Of the more than 40,000 attorneys and agents registered to practice before the USPTO, finding a suitable patent attorney or agent can be challenging. Here are a few suggestions to consider when hiring a patent practitioner.

  • Ask for recommendations from other inventors or from local inventor groups. Often times, inventors who have been through the process have great insight and suggestions. For a list of local inventor organizations within your area, please visit the "Organizations for Inventors" column in Inventors Eye.
  • Contact more than one attorney or agent. Nothing says you have to go with the first practitioner you contact.
  • Ask if they have experience working with independent inventors. Some practitioners have more experience with independent inventors and a better understanding of things they may or may not know.
  • Find an attorney or agent that has experience in the area of your invention.
  • Contact the USPTO Office of Enrollment and Discipline to ensure they are in good standing with the USPTO at 571-272-4097.

After you select a patent attorney or agent, please do the following before your meeting.

  • Prepare for your initial meeting by having a good understanding of the patent process. There is information on the USPTO’s website about what can and cannot be patented, the different types of patent applications, and the fees for each type of application you want to register. Additionally, you can contact the Inventors Assistance Center at 1-800-786-9199 for basic information on the patent process. And you can visit a Patent and Trademark Depository Library (PTDL), which provides a range of services to assist inventors with the patent process. The better versed you are as the inventor, the better you can relate the information to your attorney or agent.
  • Conduct a preliminary patent search to see what has already been patented and what makes your patent different.
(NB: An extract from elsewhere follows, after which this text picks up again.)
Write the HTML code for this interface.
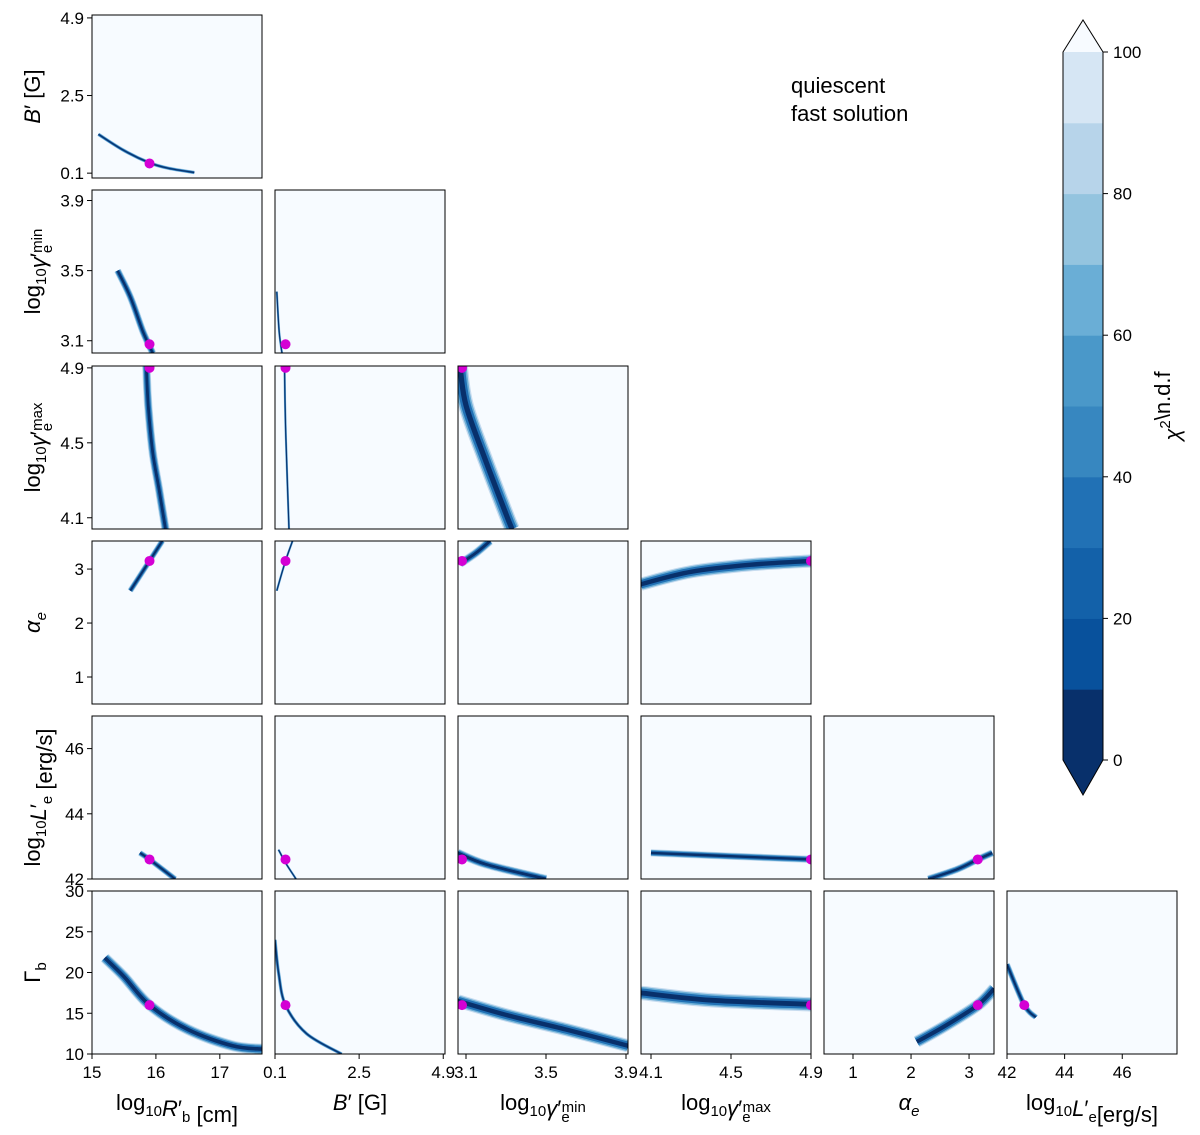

This can be done at the USPTO’s website or you can seek the services of the PTDLs which offers search assistance and other resources. 
  • Write down the names of the inventors and their contribution.
  • Write a brief description of your invention.
  • Write down when you publicly disclosed your invention. 

Before you sign your application, make sure that you read the written specification and claims. If you have any questions, ask your attorney or agent to explain. You will not be able to add anything new to your application once it has been filed with the USPTO.

Remember that once an application is filed by a patent attorney or agent, the USPTO will only communicate with the attorney or agent. Inventors often call the USPTO for updates, but they have a designated attorney or agent representing them. The USPTO does not engage in double correspondence with an applicant and a patent practitioner (37 CFR 1.33). Let them do the work for you. Also, know that it is very likely that your attorney or agent will need your input to respond to any office actions he/she receives, so keep the lines of communication open.